Kamen Rider Kuuga: The Complete Series

This new seven-disc Blu-ray set from Shout Factory brings us a Japanese TV show that will please fans of shows like Kamen Rider Zero One or franchises like Ultraman. In the show, archeologists accidentally unleash monsters called Grongi on the earth. An average Joe named Yusuke has a connection to an archeological artifact that transforms him onto an armored, motorcycle-riding warrior who fights these monsters. This series debuted in 2000, and it fits squarely into the genre of “armored heroes fighting monsters” television that Japan has the market cornered on. It has some fun action scenes, some cheesy moments, lots of monsters, some humor, some drama, and it can be a lot of fun if you’re not looking for cinematic genius. It’s the kind of show where I can watch a handful of episodes, then I need a break for something a little weightier, and then a week later, I can crush another handful of episodes. This box set collects all 40+ episodes, and fans of Japanese genre television and shows like Ultraman and Power Rangers will enjoy it for sure.

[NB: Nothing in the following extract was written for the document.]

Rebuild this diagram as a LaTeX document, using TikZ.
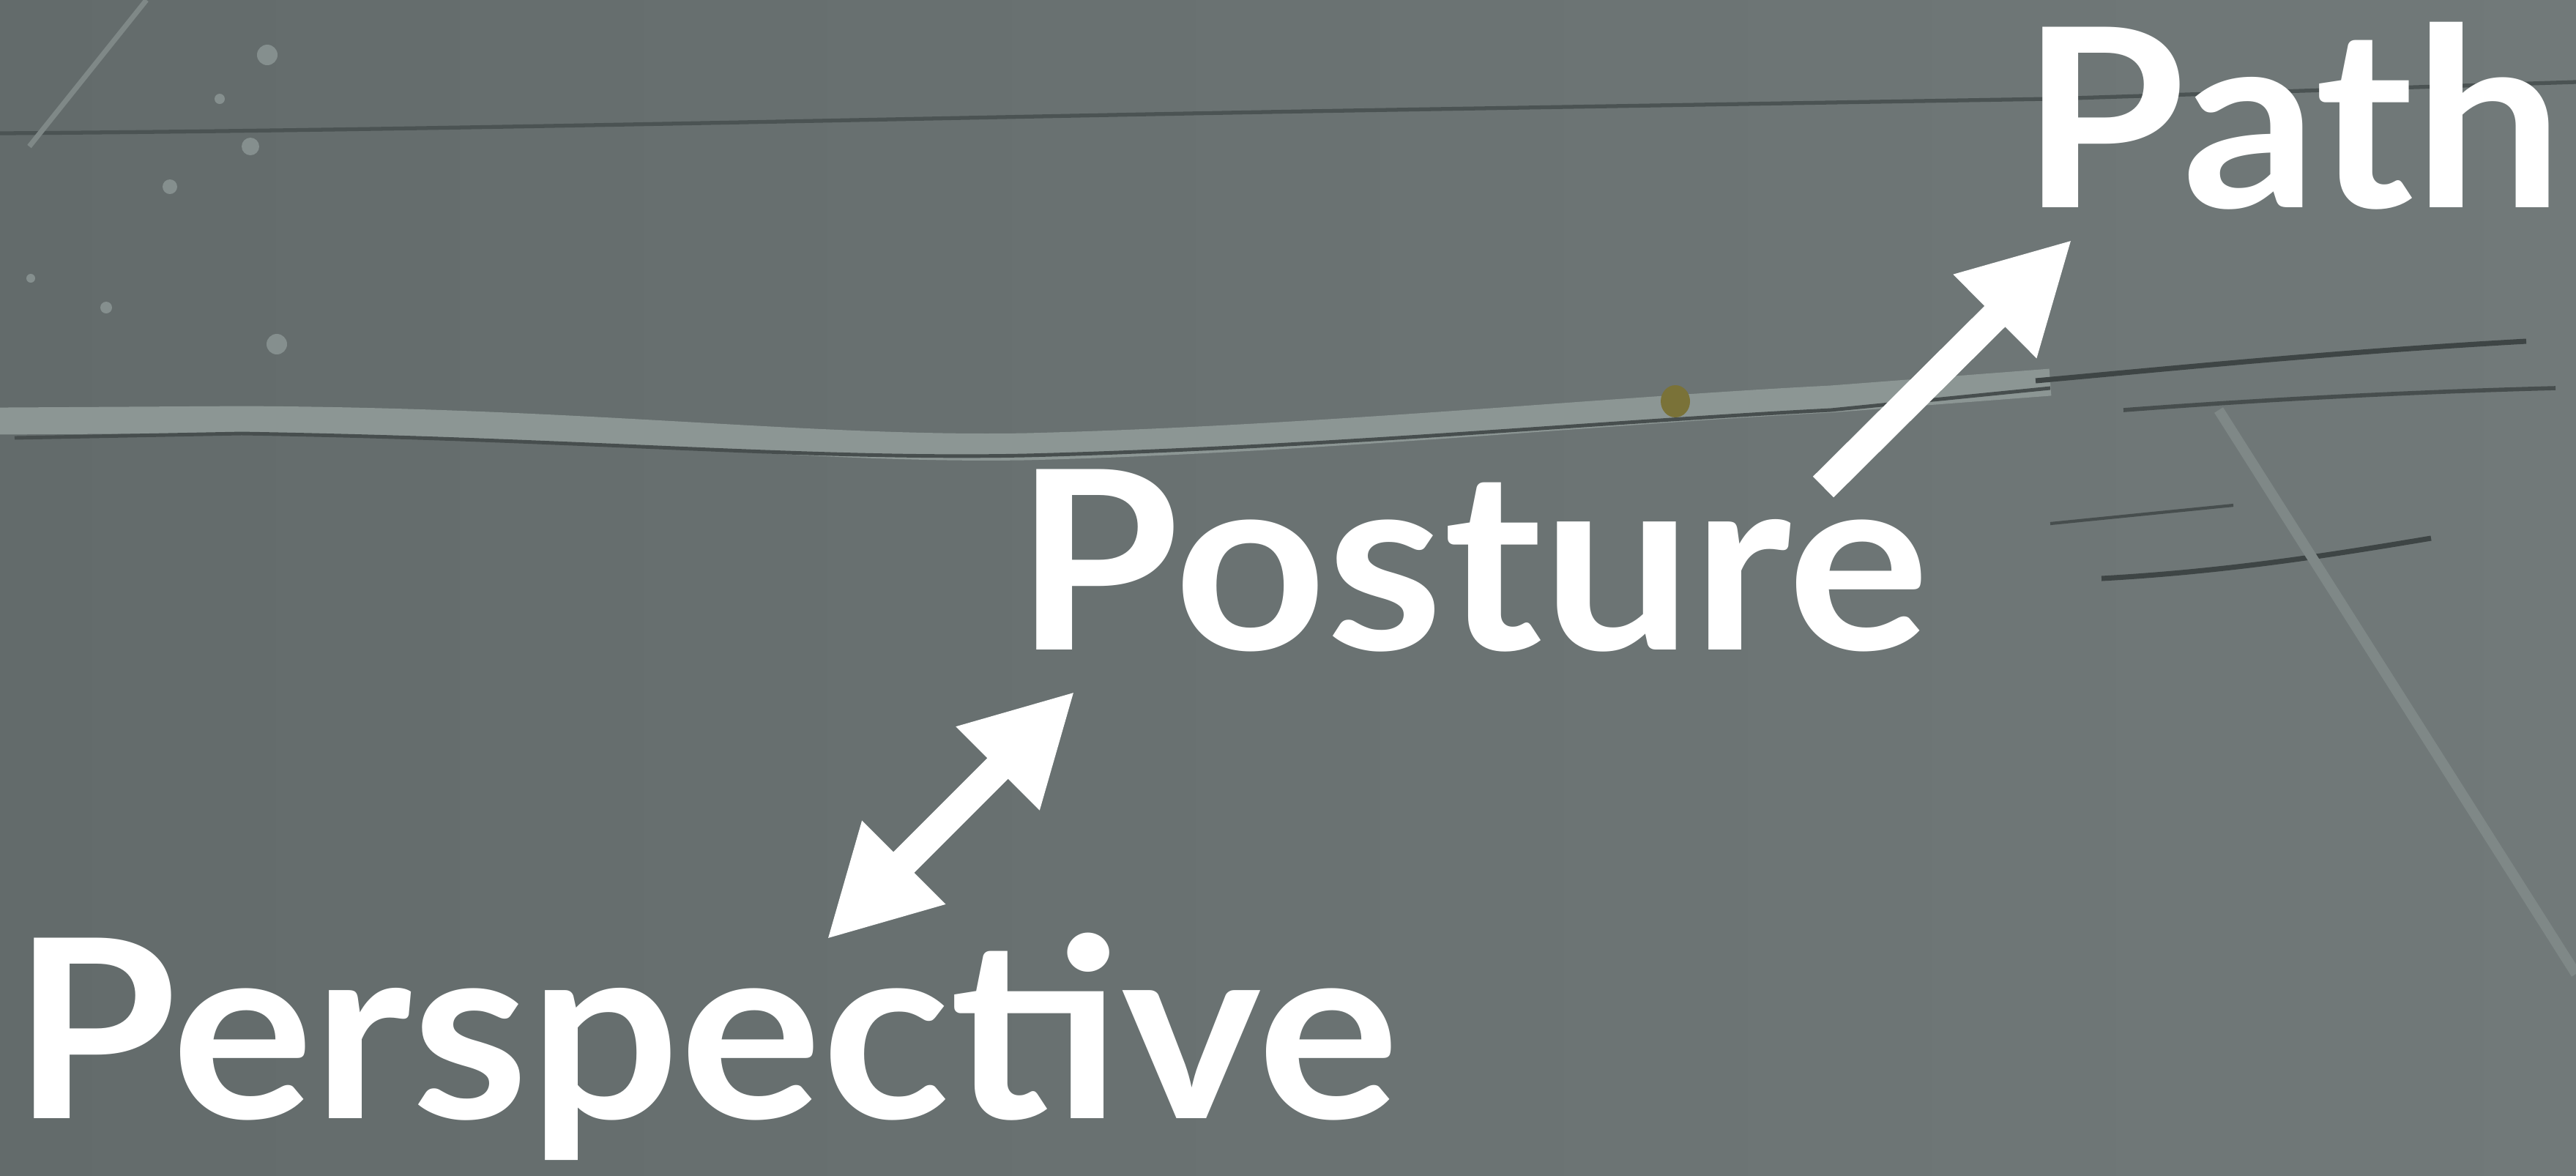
\documentclass[tikz,border=0pt]{standalone}
\usepackage{fontspec}
\setmainfont{Lato}[FakeStretch=1.065]
\usetikzlibrary{arrows.meta}
\definecolor{concreteL}{HTML}{636B6B}
\definecolor{concreteR}{HTML}{717979}
\definecolor{concrete}{HTML}{6B7373}
\definecolor{seam}{HTML}{8C9694}
\definecolor{crackdark}{HTML}{3E4545}
\definecolor{moss}{HTML}{7A7238}
\tikzset{
  word/.style={text=white, font=\fontsize{97}{97}\selectfont\bfseries, inner sep=0pt, anchor=base west},
  bigarrow/.style={draw=white, line width=11.4pt},
  bigtip/.tip={Triangle[length=42.4pt,width=42.7pt]},
}
\begin{document}
\begin{tikzpicture}[x=0.1mm,y=-0.1mm]
\useasboundingbox (0,0) rectangle (3518,1605);
\shade[left color=concreteL,right color=concreteR] (0,0) rectangle (3518,1605);
% background: seams and scratches of the concrete
\draw[crackdark!70!concrete,line width=1.5pt] (0,182) .. controls (600,178) and (1300,160) .. (1900,150) -- (2800,135) -- (3518,112);
\draw[seam,line width=10.5pt] (0,575) -- (330,573) .. controls (800,575) and (1100,615) .. (1400,610) .. controls (1800,600) and (2200,560) .. (2500,545) -- (2800,522);
\draw[crackdark!80!concrete,line width=1.4pt] (20,598) -- (330,592) .. controls (800,600) and (1100,628) .. (1400,622) .. controls (1800,612) and (2200,575) .. (2500,560) -- (2800,530);
\draw[crackdark,line width=2pt] (2780,520) .. controls (3000,500) and (3200,480) .. (3450,466);
\draw[crackdark!80!concrete,line width=1.6pt] (2900,560) .. controls (3100,545) and (3300,535) .. (3490,530);
\draw[crackdark!80!concrete,line width=1.2pt] (2800,715) -- (3050,690);
\draw[crackdark,line width=2pt] (2870,790) .. controls (3050,780) and (3200,755) .. (3320,735);
\draw[seam!60!concrete,line width=4pt] (3030,560) -- (3518,1330);
\draw[seam!60!concrete,line width=2pt] (200,0) -- (40,200);
\fill[moss] (2288,548) ellipse (20 and 22);
\foreach \sx/\sy/\sr in {365/75/14, 342/200/12, 232/255/10, 145/420/8, 378/470/14, 42/380/6, 300/135/7}
  \fill[seam!80!concrete] (\sx,\sy) circle (\sr);
% words
\node[word] (path) at (2760,283) {Path};
\node[word] (posture) at (1386,887) {Posture};
\node[word] (perspective) at (17,1527) {Perspective};
% arrows
\coordinate (posturetail) at (2490,665);
\coordinate (pathhead) at (2830,327);
\coordinate (perspectivehead) at (1129,1283);
\coordinate (posturehead) at (1468,944);
\draw[bigarrow,-bigtip] (posturetail) -- (pathhead);
\draw[bigarrow,bigtip-bigtip] (perspectivehead) -- (posturehead);
\end{tikzpicture}
\end{document}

Also Available This Week on Home Video:
  • Post Mortem – This Hungarian horror film also serves as a period film, set in the time of the original Spanish Flu in the earlier half of the twentieth century. Our main character Tomas, a former soldier who seemingly died and miraculously survived in the war, now takes photos of the recently deceased and their loved ones, posing the living and dead together in one final portrait. When a young girl reaches out to him for help in her village that is plagued by multiple ghosts, Tomas investigates. I’m pretty picky about my horror movies these days, but Post Mortem gets more right than wrong. It’s creepy and atmospheric without being boring, and while it does offer some jump scares, they never feel overly forced or exploitative. The film occasionally has some pacing issues, but it’s at least an enjoyable watch. Horror fans might do well to track it down.

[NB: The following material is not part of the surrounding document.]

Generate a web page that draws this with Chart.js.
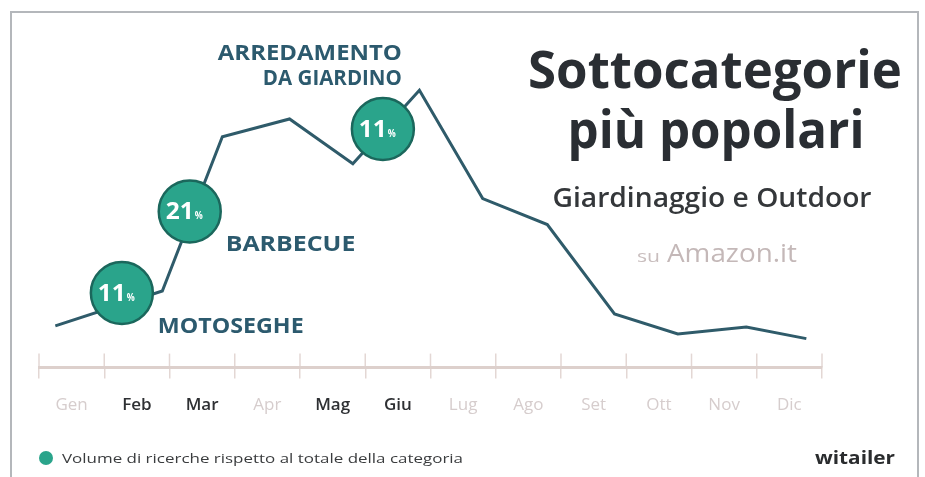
<!DOCTYPE html>
<html lang="it">

<head>
    <meta charset="UTF-8">
    <title>Sottocategorie più popolari - Giardinaggio e Outdoor</title>
    <script src="https://cdn.jsdelivr.net/npm/chart.js"></script>
    <style>
        body { margin: 0; background: #ffffff; }
        #box { position: relative; width: 925px; height: 477px; }
    </style>
</head>

<body>
    <div id="box">
        <canvas id="graficoStagionalita"></canvas>
    </div>
    <script>
        // dati letti dal grafico
        const mesi = ['Gen', 'Feb', 'Mar', 'Apr', 'Mag', 'Giu', 'Lug', 'Ago', 'Set', 'Ott', 'Nov', 'Dic'];
        const mesiEvidenziati = ['Feb', 'Mar', 'Mag', 'Giu'];
        const periodo = [-0.25, 1.39, 2.31, 3.34, 4.31, 5.33, 6.30, 7.29, 8.32, 9.29, 10.34, 11.26]; // posizione in mesi
        const volume = [15.0, 27.5, 82.9, 89.3, 73.2, 99.6, 60.7, 51.4, 19.3, 12.1, 14.6, 10.4]; // indice, picco = 100
        const sottocategorie = ['MOTOSEGHE', 'BARBECUE', 'ARREDAMENTO|DA GIARDINO'];
        const quota = [11, 21, 11]; // % sul totale della categoria
        const bollaPeriodo = [0.77, 1.81, 4.77];
        const bollaVolume = [26.8, 56.1, 85.7];

        const FONT = '"Open Sans", "DejaVu Sans", sans-serif';
        const TEAL = '#2aa48b';

        // testo con larghezza fissata (scala orizzontale)
        function scrivi(ctx, testo, x, y, size, weight, color, align, larghezza) {
            ctx.save();
            ctx.font = weight + ' ' + size + 'px ' + FONT;
            ctx.fillStyle = color;
            ctx.textAlign = align;
            ctx.textBaseline = 'alphabetic';
            ctx.translate(x, y);
            if (larghezza) {
                const w = ctx.measureText(testo).width;
                ctx.scale(larghezza / w, 1);
            }
            ctx.fillText(testo, 0, 0);
            ctx.restore();
        }

        const decorazioni = {
            id: 'decorazioni',
            beforeDraw(chart) {
                const ctx = chart.ctx;
                ctx.save();
                ctx.fillStyle = '#ffffff';
                ctx.fillRect(0, 0, chart.width, chart.height);
                // cornice
                ctx.strokeStyle = '#b4b7bb';
                ctx.lineWidth = 2;
                ctx.beginPath();
                ctx.moveTo(11, 477);
                ctx.lineTo(11, 12);
                ctx.lineTo(918, 12);
                ctx.lineTo(918, 477);
                ctx.stroke();
                // tacche sopra l'asse
                const xd = chart.scales.xd;
                const base = chart.chartArea.bottom;
                ctx.strokeStyle = '#e3d7d4';
                ctx.lineWidth = 1.5;
                for (let i = 0; i <= mesi.length; i++) {
                    const px = xd.getPixelForValue(i - 0.5);
                    ctx.beginPath();
                    ctx.moveTo(px, base - 14);
                    ctx.lineTo(px, base);
                    ctx.stroke();
                }
                ctx.restore();

                // titolo
                scrivi(ctx, 'Sottocategorie', 715, 88, 52, 'bold', '#2a2e33', 'center', 374);
                scrivi(ctx, 'più popolari', 716, 148, 52, 'bold', '#2a2e33', 'center', 297);
                scrivi(ctx, 'Giardinaggio e Outdoor', 712, 207, 27, '600', '#34373a', 'center', 319);
                scrivi(ctx, 'su', 637, 262, 16, '500', '#c9bebe', 'left', 23);
                scrivi(ctx, 'Amazon.it', 667, 262, 26, '500', '#c4b8b8', 'left', 130);

                // legenda e firma
                ctx.save();
                ctx.fillStyle = TEAL;
                ctx.beginPath();
                ctx.arc(46, 458, 7, 0, Math.PI * 2);
                ctx.fill();
                ctx.restore();
                scrivi(ctx, 'Volume di ricerche rispetto al totale della categoria', 62, 463, 13, '500', '#3a3c3e', 'left', 401);
                scrivi(ctx, 'witailer', 895, 464, 18, 'bold', '#2a2c2e', 'right', 80);
            },
            afterDatasetsDraw(chart) {
                const ctx = chart.ctx;
                const punti = chart.getDatasetMeta(0).data;
                punti.forEach((p, i) => {
                    // percentuale dentro la bolla
                    scrivi(ctx, String(quota[i]), p.x + 4, p.y + 8, 24, 'bold', '#ffffff', 'right', 28);
                    scrivi(ctx, '%', p.x + 5, p.y + 8, 11, 'bold', '#ffffff', 'left', 8);
                    // nome della sottocategoria
                    const righe = sottocategorie[i].split('|');
                    if (righe.length === 1) {
                        const w = righe[0].length * 16.2;
                        scrivi(ctx, righe[0], p.x + 36, p.y + 40, 22, 'bold', '#2c5a6e', 'left', w);
                    } else {
                        scrivi(ctx, righe[0], p.x + 19, p.y - 69, 21, 'bold', '#2c5a6e', 'right', 184);
                        scrivi(ctx, righe[1], p.x + 19, p.y - 44, 21, 'bold', '#2c5a6e', 'right', 139);
                    }
                });
            }
        };

        const ctx = document.getElementById('graficoStagionalita').getContext('2d');
        const grafico = new Chart(ctx, {
            data: {
                labels: mesi,
                datasets: [{
                    type: 'scatter',
                    label: 'Quota',
                    data: bollaPeriodo.map((x, i) => ({ x: x, y: bollaVolume[i] })),
                    xAxisID: 'xd',
                    pointRadius: 31,
                    pointHoverRadius: 31,
                    backgroundColor: TEAL,
                    borderColor: '#1b675c',
                    borderWidth: 2.5,
                    order: 0
                }, {
                    type: 'line',
                    label: 'Volume',
                    data: periodo.map((x, i) => ({ x: x, y: volume[i] })),
                    xAxisID: 'xd',
                    borderColor: '#2f5b6a',
                    borderWidth: 3,
                    pointRadius: 0,
                    tension: 0,
                    fill: false,
                    order: 1
                }]
            },
            options: {
                responsive: true,
                maintainAspectRatio: false,
                animation: false,
                events: [],
                layout: { padding: { left: 39, right: 103, top: 31, bottom: 46 } },
                plugins: { legend: { display: false }, tooltip: { enabled: false } },
                scales: {
                    x: {
                        type: 'category',
                        offset: true,
                        border: { display: true, color: '#ddd0cc', width: 3 },
                        grid: { drawOnChartArea: false, color: '#e3d7d4', lineWidth: 1.5, tickLength: 11, offset: true },
                        ticks: {
                            padding: 16,
                            font: (c) => ({ family: FONT, size: 17, weight: mesiEvidenziati.includes(mesi[c.index]) ? '600' : '500' }),
                            color: (c) => mesiEvidenziati.includes(mesi[c.index]) ? '#2e3033' : '#d6cdcd'
                        }
                    },
                    xd: { type: 'linear', display: false, min: -0.5, max: 11.5 },
                    y: { display: false, min: 0, max: 120 }
                }
            },
            plugins: [decorazioni]
        });
    </script>
</body>

</html>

  • Theodore Roosevelt – The History Channel’s lates presidential biography focuses on Theodore Roosevelt, the 26th president of the United States. Told in two parts, the film is a mix of traditional documentary and dramatic re-enactments. Now, I don’t generally know a lot about Roosevelt, so I can’t tell you if they covered every important moment in his life or his presidency, but I felt like I learned a lot about him. Mixing things up between his presidency/policies and events in his personal life, we get a pretty solid picture of Teddy as a man and a leader. The dramatic re-enactments are solid; they have that typical History Channel feel, but the acting is good enough that it doesn’t take the air out of the proceedings whenever they cut to one like can happen sometimes. For a complete picture of Roosevelt’s presidency you might want to find a good book on him, but if you just want the highlights, Theodore Roosevelt will do the job.